Twelve adults and two children fitted into one phone box
Fourteen people squeezed into a phone booth on Edinburgh's Royal Mile at 1300 BST on Tuesday, beating the previous record of 12 set in Germany in 1997.
The Kabosh company was using the stunt to promote its production of Eugene Ionesco's existentialist play, Rhinoceros, which is part of the Edinburgh Fringe.
The attempt, dubbed the World's Maddest Stuffing Extravaganza, initially looked as if it was going to fail.
Actors from the group were joined by volunteers from the crowd, some climbing into the roof of the booth, others sitting on each other, as they slowly shoehorned themselves into the tiny space.
A first attempt reached 12 before a volunteer complained of claustrophobia and demanded to be let out.
The second try also started off unpromisingly, with organisers struggling to recruit volunteers from the audience of onlookers as the booth became increasingly cramped.
But it eventually filled up over 10 minutes and as the volunteers, including two children, were counted out of the box, it became apparent that a new landmark had been set.

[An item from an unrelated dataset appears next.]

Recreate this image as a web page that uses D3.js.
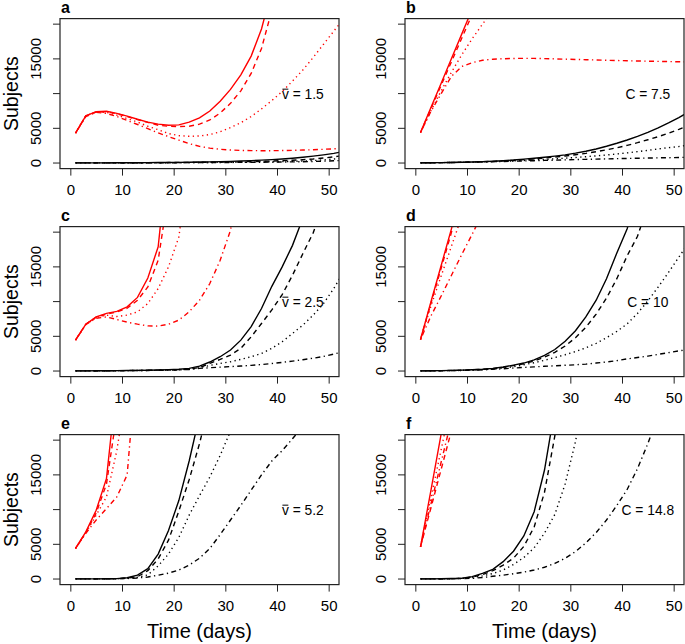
<!DOCTYPE html>
<html>
<head>
<meta charset="utf-8">
<script src="https://cdn.jsdelivr.net/npm/d3@7"></script>
<style>
    body { margin: 0; background: #fff; }
    svg { display: block; font-family: "Liberation Sans", Arial, sans-serif; }
</style>
</head>
<body>
<div id="chart"></div>
<script>
    // days sampled every second day, series may stop once they leave the plot
    const days = [1, 3, 5, 7, 9, 11, 13, 15, 17, 19, 21, 23, 25, 27, 29, 31, 33, 35, 37, 39, 41, 43, 45, 47, 49, 51, 53];

    const xTicks = [0, 10, 20, 30, 40, 50];
    const yTicks = [0, 5000, 10000, 15000, 20000];
    const yTickLabels = ["0", "5000", "", "15000", ""];

    const panelLetters = ["a", "b", "c", "d", "e", "f"];
    const annotationNames = ["v", "C", "v", "C", "v", "C"];
    const annotationValues = ["1.5", "7.5", "2.5", "10", "5.2", "14.8"];

    // each group: solid, dashed, dotted, dot-dash
    const redA = [
        [4300, 6800, 7400, 7450, 7150, 6750, 6300, 5900, 5600, 5450, 5500, 5900, 6500, 7500, 8900, 10600, 12700, 15400, 19300, 25000],
        [4300, 6800, 7350, 7400, 7100, 6700, 6250, 5850, 5450, 5300, 5250, 5300, 5600, 6200, 7200, 8600, 10400, 12900, 16500, 22000],
        [4300, 6800, 7350, 7300, 6900, 6400, 5900, 5300, 4800, 4250, 3950, 3850, 3900, 4100, 4500, 5100, 5800, 6700, 7800, 9000, 10300, 11800, 13400, 15200, 17100, 19000, 20900],
        [4300, 6700, 7300, 7150, 6700, 6150, 5550, 4950, 4350, 3800, 3300, 2800, 2400, 2150, 1980, 1880, 1820, 1790, 1780, 1780, 1800, 1830, 1870, 1920, 1980, 2050, 2130]
    ];
    const blackA = [
        [18, 21, 25, 30, 36, 43, 51, 61, 72, 86, 103, 122, 146, 174, 207, 246, 293, 349, 415, 494, 588, 700, 833, 992, 1180, 1400, 1670],
        [18, 21, 24, 28, 33, 38, 44, 51, 59, 68, 79, 91, 105, 121, 140, 162, 187, 216, 250, 290, 340, 400, 480, 580, 720, 900, 1100],
        [18, 20, 23, 26, 29, 33, 37, 42, 47, 53, 60, 67, 75, 84, 94, 105, 118, 132, 150, 172, 200, 240, 290, 360, 450, 580, 720],
        [18, 20, 22, 24, 27, 30, 33, 37, 41, 46, 51, 57, 63, 70, 78, 87, 97, 108, 120, 134, 150, 170, 195, 225, 265, 320, 390]
    ];

    const redB = [
        [4400, 7950, 11500, 15050, 18600, 22150],
        [4400, 7800, 11200, 14600, 18000, 21400],
        [4400, 7500, 10400, 13100, 15600, 17900, 20000, 22000],
        [4400, 7400, 10000, 12500, 13900, 14450, 14800, 14950, 15020, 15060, 15080, 15070, 15040, 15000, 14960, 14920, 14880, 14840, 14800, 14760, 14730, 14700, 14670, 14640, 14610, 14580, 14560]
    ];
    const blackB = [
        [30, 45, 60, 80, 110, 150, 200, 260, 340, 430, 560, 690, 830, 990, 1180, 1420, 1700, 2030, 2420, 2850, 3320, 3850, 4430, 5070, 5780, 6550, 7400],
        [30, 45, 60, 80, 105, 140, 185, 240, 310, 390, 490, 600, 720, 860, 1020, 1200, 1400, 1640, 1900, 2200, 2550, 2930, 3350, 3800, 4300, 4850, 5450],
        [30, 45, 60, 80, 100, 130, 165, 205, 255, 310, 370, 440, 520, 610, 700, 800, 910, 1030, 1160, 1310, 1470, 1640, 1830, 2030, 2220, 2380, 2600],
        [30, 45, 60, 80, 105, 130, 160, 190, 225, 260, 300, 340, 380, 420, 460, 500, 535, 570, 600, 630, 660, 690, 720, 745, 770, 800, 830]
    ];

    const redC = [
        [4450, 6750, 7800, 8300, 8600, 9250, 10600, 13400, 17900, 32000],
        [4450, 6750, 7750, 8200, 8500, 9050, 10200, 12100, 15950, 25700],
        [4450, 6700, 7700, 8050, 7850, 8050, 8530, 9720, 11880, 15000, 19300, 30000],
        [4450, 6700, 7600, 7800, 7420, 7040, 6750, 6500, 6470, 6750, 7330, 8530, 10200, 12600, 15950, 20260, 29000]
    ];
    const blackC = [
        [20, 30, 40, 50, 65, 80, 100, 125, 160, 200, 260, 380, 700, 1300, 2060, 3020, 4450, 6400, 9000, 12200, 15000, 18100, 22000],
        [20, 28, 36, 45, 55, 68, 85, 105, 130, 165, 210, 290, 500, 1100, 1680, 2300, 3260, 4930, 6850, 8800, 11000, 13800, 16900, 19900, 24000],
        [20, 27, 34, 42, 52, 63, 76, 92, 110, 135, 170, 240, 500, 800, 1100, 1340, 1680, 2060, 2540, 3260, 4220, 5410, 6610, 8050, 9720, 11900, 14400],
        [20, 27, 34, 42, 50, 60, 72, 86, 100, 120, 150, 230, 380, 480, 560, 640, 720, 820, 940, 1080, 1250, 1430, 1630, 1850, 2100, 2450, 2800]
    ];

    const redD = [
        [4550, 9900, 15200, 20500, 25800],
        [4550, 9700, 14800, 20000, 25200],
        [4550, 9300, 13700, 18000, 22300],
        [4550, 7900, 10800, 13800, 16800, 19700, 22700]
    ];
    const blackD = [
        [20, 40, 60, 90, 130, 180, 260, 380, 580, 850, 1150, 1600, 2250, 3100, 4300, 5800, 7800, 10200, 13300, 17000, 20500, 25500],
        [20, 40, 60, 85, 120, 170, 240, 350, 530, 780, 1050, 1450, 2000, 2700, 3600, 4800, 6300, 8200, 10500, 13300, 16600, 19400, 23800],
        [20, 35, 50, 70, 100, 140, 200, 290, 420, 620, 900, 1200, 1550, 1950, 2350, 2800, 3350, 4000, 4800, 5700, 6800, 8300, 10100, 12100, 14200, 16400, 18600],
        [20, 30, 45, 65, 90, 130, 180, 250, 330, 430, 520, 600, 680, 760, 830, 900, 1000, 1150, 1300, 1500, 1750, 1950, 2150, 2400, 2650, 2900, 3100]
    ];

    const redE = [
        [4400, 6800, 9900, 14500, 28500],
        [4400, 6700, 9500, 13700, 23800],
        [4400, 6650, 9200, 11830, 18500, 28000],
        [4400, 6600, 8500, 10150, 11830, 15000, 33000]
    ];
    const blackE = [
        [20, 25, 30, 40, 60, 190, 570, 1500, 3600, 7000, 11300, 17000, 23500],
        [20, 25, 30, 38, 55, 150, 340, 1200, 2900, 5600, 9800, 14300, 19500, 25500],
        [20, 24, 28, 35, 50, 120, 250, 600, 1900, 3600, 6000, 9200, 12000, 14700, 17800, 21300],
        [20, 24, 28, 34, 45, 80, 150, 300, 550, 850, 1300, 2000, 3000, 4400, 6400, 8500, 10600, 12800, 15000, 17000, 18500, 20200, 22000]
    ];

    const redF = [
        [4650, 12700, 20900, 28900],
        [4650, 10200, 15800, 21400],
        [4650, 11650, 18650, 25650],
        [4650, 10750, 16850, 22950]
    ];
    const blackF = [
        [20, 30, 45, 70, 120, 340, 810, 1400, 2500, 4000, 6200, 9700, 15700, 24500],
        [20, 28, 40, 60, 100, 280, 650, 1200, 2000, 3000, 4700, 7500, 12500, 20600, 30000],
        [20, 26, 35, 50, 80, 200, 450, 800, 1300, 2100, 3100, 4500, 6600, 9300, 13700, 19800, 28000],
        [20, 26, 33, 45, 65, 100, 220, 400, 560, 760, 1000, 1300, 1700, 2250, 3000, 3950, 5200, 6700, 8500, 10600, 12900, 15900, 19500, 23500]
    ];

    const redGroups = [redA, redB, redC, redD, redE, redF];
    const blackGroups = [blackA, blackB, blackC, blackD, blackE, blackF];

    const width = 685, height = 644;
    const colLeft = [60, 405];
    const rowTop = [18.6, 226.6, 434.6];
    const plotW = 279, plotH = 150;
    const dashes = [null, "5,4", "1.3,3.4", "1.3,3.4,5,3.4"];

    const svg = d3.select("#chart")
        .append("svg")
        .attr("width", width)
        .attr("height", height);

    function drawPanel(i) {
        const left = colLeft[i % 2];
        const top = rowTop[Math.floor(i / 2)];
        const bottom = top + plotH;

        const x = d3.scaleLinear().domain([-2, 52]).range([left, left + plotW]);
        const y = d3.scaleLinear().domain([-800, 20800]).range([bottom, top]);

        const g = svg.append("g");

        g.append("clipPath")
            .attr("id", "clip-" + i)
            .append("rect")
            .attr("x", left)
            .attr("y", top)
            .attr("width", plotW)
            .attr("height", plotH);

        const line = d3.line()
            .x((v, k) => x(days[k]))
            .y(v => y(v));

        const curves = g.append("g").attr("clip-path", `url(#clip-${i})`);

        // black first, red on top
        [[blackGroups[i], "#000"], [redGroups[i], "#ff0000"]].forEach(([group, colour]) => {
            group.forEach((values, k) => {
                curves.append("path")
                    .attr("d", line(values))
                    .attr("fill", "none")
                    .attr("stroke", colour)
                    .attr("stroke-width", 1.4)
                    .attr("stroke-dasharray", dashes[k]);
            });
        });

        // box
        g.append("rect")
            .attr("x", left)
            .attr("y", top)
            .attr("width", plotW)
            .attr("height", plotH)
            .attr("fill", "none")
            .attr("stroke", "#222")
            .attr("stroke-width", 1.2);

        // x axis
        const xAxis = g.append("g").attr("transform", `translate(0,${bottom})`)
            .call(d3.axisBottom(x).tickValues(xTicks).tickSize(7).tickPadding(9).tickSizeOuter(0));
        xAxis.select(".domain").remove();
        xAxis.selectAll("text").attr("font-size", 15).attr("fill", "#000")
            .attr("font-family", '"Liberation Sans", Arial, sans-serif');
        xAxis.selectAll("line").attr("stroke", "#222");

        // y axis, vertical labels like base R
        const yAxis = g.append("g").attr("transform", `translate(${left},0)`)
            .call(d3.axisLeft(y).tickValues(yTicks).tickSize(7).tickFormat((d, k) => yTickLabels[k]).tickSizeOuter(0));
        yAxis.select(".domain").remove();
        yAxis.selectAll("line").attr("stroke", "#222");
        yAxis.selectAll("text")
            .attr("font-size", 15)
            .attr("fill", "#000")
            .attr("font-family", '"Liberation Sans", Arial, sans-serif')
            .attr("x", null)
            .attr("dy", null)
            .attr("text-anchor", "middle")
            .attr("transform", d => `translate(-19,${y(d)}) rotate(-90)`)
            .attr("y", 0);
        yAxis.selectAll(".tick").attr("transform", null);
        yAxis.selectAll(".tick line").attr("transform", d => `translate(0,${y(d)})`);

        // panel letter
        g.append("text")
            .attr("x", left + 1)
            .attr("y", top - 5.6)
            .attr("font-size", 16)
            .attr("font-weight", "bold")
            .text(panelLetters[i]);

        // annotation, v gets a bar over it
        const fs = 13.8;
        const ann = g.append("text")
            .attr("x", x(45))
            .attr("y", y(10000) + 5.5)
            .attr("font-size", fs)
            .attr("text-anchor", "middle");
        ann.append("tspan").text(annotationNames[i]);
        ann.append("tspan").text(" = " + annotationValues[i]);
        if (annotationNames[i] === "v") {
            const box = ann.node().getExtentOfChar(0);
            const by = y(10000) + 5.5 - 0.72 * fs;
            g.append("line")
                .attr("x1", box.x + 0.5)
                .attr("x2", box.x + box.width - 0.5)
                .attr("y1", by)
                .attr("y2", by)
                .attr("stroke", "#000")
                .attr("stroke-width", 1);
        }

        if (i % 2 === 0) {
            g.append("text")
                .attr("transform", `translate(18,${top + plotH / 2}) rotate(-90)`)
                .attr("text-anchor", "middle")
                .attr("font-size", 19.5)
                .text("Subjects");
        }
        if (i >= 4) {
            g.append("text")
                .attr("x", left + plotW / 2)
                .attr("y", bottom + 53)
                .attr("text-anchor", "middle")
                .attr("font-size", 20)
                .text("Time (days)");
        }
    }

    panelLetters.forEach((p, i) => drawPanel(i));
</script>
</body>
</html>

Absurd theatre from Kabosh
Jimmy Robertson, 52, of Edinburgh, was crouching at the bottom of the phone box and said determination to break the record had carried him through.
"It was very tight but everyone was there because they wanted to make it happen," he said
"I wasn't uncomfortable - being small, I just pushed myself in and went for it."
Another volunteer, Niki Williams, 18, of West Sussex, joked: "It was
pretty claustrophobic but it's a quick way to get to know people.
"We all wanted to make it - I have always wanted to be part of a world record."
The ambitious effort has similarities to the play itself, which is running from 18 - 23 August.
Rhinoceros is performed inside a box installation, which is only big enough to cram in a small number of actors and 30 audience members.
The absurd play concerns a group of citizens in an unnamed French town who all turn into rhinoceroses.
The lead character eventually succumbs to the metamorphosis himself.
Playwright Eugene Ionescu was born in Romania in 1909 but moved to Paris as a child before returning to Bucharest to study in 1924.
He went back to Paris in 1938 and went on to become a founding member of the avant garde theatre movement.